Viel zu viele Ablenkungen
Der Grund: Es war wie Sex oder Essen durchaus arterhaltend, möglichst schnell zu wissen, wo der Bär lauert, wo es Wasser und Fische gibt. Deshalb würde in Teilen unseres Belohnungssystems „durch Informationszuwendung Dopamin ausgeschüttet“. Ein Vorteil, als die Menge der Informationen noch übersichtlich war. Heute ist es die Steilvorlage für Überlastung, wenn wir uns „sofort und impulshaft“ jedem neuen Reiz zuwenden. Und uns dabei entsprechend auch leicht ablenken lassen, weil es neu ist. Es könnte ja wichtiger sein als das, was wir vor fünf Sekunden noch interessant fanden. Und dann hat unser Gehirn außerdem noch einen Hang zur Abkürzung. Wir suchen instinktiv nach dem bequemsten Weg durch den Informationsdschungel, neigen dazu, uns eher in die Breite, als in die Tiefe zu informieren. Zumal, wenn uns Medien so freundlich entgegenkommen, uns einfache Lösungen für komplexe Probleme in kleinen Info-Appetithappen zu servieren. So spart das Gehirn Energie und erlaubt uns trotzdem, uns auf dem Laufenden zu fühlen.

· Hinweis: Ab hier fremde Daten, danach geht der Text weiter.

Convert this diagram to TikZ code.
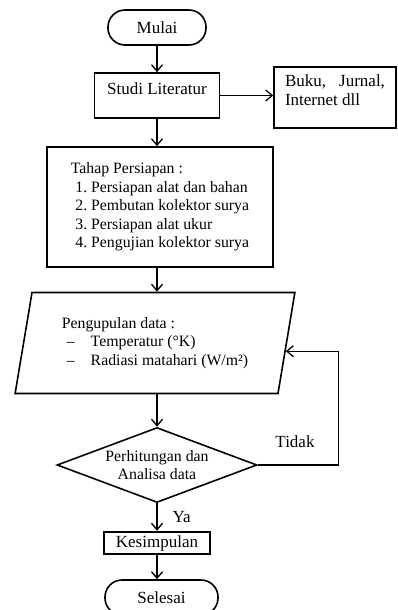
\documentclass[tikz,border=0pt]{standalone}
\usepackage{fontspec}
\setmainfont{Liberation Serif}
\usetikzlibrary{shapes.geometric,arrows.meta,calc}
\newcommand{\bigtxt}{\fontsize{17}{19}\selectfont}
\newcommand{\smalltxt}{\fontsize{15.8}{18.5}\selectfont\frenchspacing}

\begin{document}
\begin{tikzpicture}[x=1pt,y=-1pt,
    blk/.style={rectangle,draw,line width=1.6pt,inner sep=0pt,font=\bigtxt},
    term/.style={blk,rounded corners=17pt,minimum width=#1,minimum height=35pt},
    arr/.style={-{Straight Barb[length=6.5pt,width=11pt]},line width=1.3pt},
    lbl/.style={inner sep=0pt,font=\bigtxt},
]
\useasboundingbox (0,0) rectangle (397,610);

\node[term=98pt] (mulai) at (157,27.5) {Mulai};
\node[blk,minimum width=125pt,minimum height=45pt,text depth=14pt] (studi) at (157,95.5) {Studi Literatur};
\node[blk,minimum width=122pt,minimum height=61pt] (buku) at (335,97.5)
    {\parbox[c][45pt][t]{100pt}{Buku,\hfill Jurnal,\\Internet dll}};

\node[blk,minimum width=226pt,minimum height=120pt,align=left,font=\smalltxt] (tahap) at (160,207)
    {Tahap Persiapan :\\
     \hspace*{4.5pt}1. Persiapan alat dan bahan\\
     \hspace*{4.5pt}2. Pembutan kolektor surya\\
     \hspace*{4.5pt}3. Persiapan alat ukur\\
     \hspace*{4.5pt}4. Pengujian kolektor surya};

\node[trapezium,trapezium left angle=76,trapezium right angle=104,trapezium stretches=true,draw,line width=1.6pt,
      minimum width=280pt,minimum height=101pt,inner sep=0pt,align=left,font=\smalltxt] (data) at (155,343)
    {Pengupulan data :\\
     \hspace*{5pt}–\hspace*{16pt}Temperatur (°K)\\
     \hspace*{5pt}–\hspace*{16pt}Radiasi matahari (W/m²)};

\node[diamond,draw,line width=1.6pt,aspect=2.67,minimum width=200pt,minimum height=75pt,inner sep=0pt,
      align=center,font=\smalltxt] (cek) at (157,465) {Perhitungan dan\\Analisa data};

\node[blk,line width=2.5pt,minimum width=106pt,minimum height=22pt] (simpul) at (157,543) {Kesimpulan};
\node[term=113pt] (selesai) at (161.5,597.5) {Selesai};

\node[lbl] (tidak) at (295,442) {Tidak};
\coordinate (back) at ($(data.top right corner)!0.58!(data.bottom right corner)$);

\draw[arr] (mulai) -- (studi);
\draw[arr] (studi.east) -- (studi.east -| buku.west);
\draw[arr] (studi) -- (studi |- tahap.north);
\draw[arr] (tahap.south -| cek) -- (cek |- data.north);
\draw[arr] (data.south -| cek) -- (cek.north);
\draw[arr] (cek) -- node[lbl,anchor=west,xshift=15pt] (ya) {Ya} (cek |- simpul.north);
\draw[arr] (simpul) -- (simpul |- selesai.north);
\draw[arr] (cek.east) -- ++(81,0) |- (back);
\end{tikzpicture}
\end{document}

Weniger bleibt länger im Gedächtnis
Man könnte auch sagen: Wir sind overnewsed but underinformed. Denn wir nehmen uns kaum mehr die Zeit, uns so intensiv mit einem Thema zu befassen, dass es sich für unser Langzeitgedächtnis qualifiziert. Dazu braucht es nämlich Aufmerksamkeit, Ruhe, Fokussierung und eine deutliche Reduzierung der Datenmenge. Und das ist die gute Nachricht, über die wir auch länger nachdenken sollten, damit sie uns in Erinnerung bleibt. Denn wenn wir sowieso nicht alles aufnehmen können, was uns täglich so angetragen wird. Wenn im Gegenteil der „Dauerkonsum von digitalen Informationen uns bloß zunehmend geistig verstopft“, wie Volker Busch in seinem Buch schreibt, dann können wir auch auf das Meiste verzichten. Uns die Zeit und Aufmerksamkeit einräumen, die Volker Busch uns als Notausgang aus der Informationsflut anrät: „Beginnen Sie damit, dass Sie sich eine Stunde des Tages nehmen, in der Sie etwas tun, was Ihnen ganz besonders wichtig ist. Konzentrieren Sie sich voll auf die Sache.“
Schongang fürs Gehirn: achtsames Ignorieren
Wir sollten aufhören, auf jedes Hölzchen zu springen, das man uns hinhält und stattdessen unsere Konzentration wieder auf das lenken, was wir für uns als wesentlich und wichtig definiert haben. Also etwa nur einen großen Leitartikel pro Tag – anstatt alle Schlagzeilen, die im Netz aufpoppen. Lieber zehn Seiten konzentriert in einem Roman lesen, anstatt auf Instagram eine Stunde herumdaddeln. Genau sortieren: Was ist für mein Leben, für mein Weiterkommen in der Welt wirklich wichtig. Und was völlig belanglos. Und immer auch wieder etwas auswendig lernen: Telefonnummern, kleine Gedichte, Rezepte, Vokabeln. So bleibt das Gehirn wach und fit und zieht sich nicht völlig ausgebrannt aus dem aktiven Denken und Merken zurück.
Volker Busch zieht für einen achtsameren Umgang mit Informationen den Vergleich mit einem Glas Wasser, in dem man Sand verrührt. „Es braucht Zeit und Ruhe bis sich der Sand gesetzt hat und man klarsieht.“ Nehmen wir uns beides. Es gibt am Ende kein besseres Board – um auf den Informationsfluten souverän in Richtung Horizonterweiterung zu surfen.
Buch-Tipp
Volker Busch,
Kopf frei! Wie Sie Klarheit, Konzentration und Kreativität gewinnen.
Droemer HC, 288 Seiten, 18 Euro
3 Konzentrationsübungen
Reine Kopfsache
- Selektive Aufmerksamkeit:
Wählen Sie sorgfältig aus, worauf Sie sich fokussieren wollen und was Sie ignorieren. - Eintauchen statt überfliegen:
Nehmen Sie sich täglich ein paar Minuten, um genau wahrzunehmen, was Sie sehen und hören. - Zuwendung schenken:
Blicken Sie ihre Gegenüber an, hören Sie ihm aufmerksam zu, vertiefen Sie sich ins Gespräch.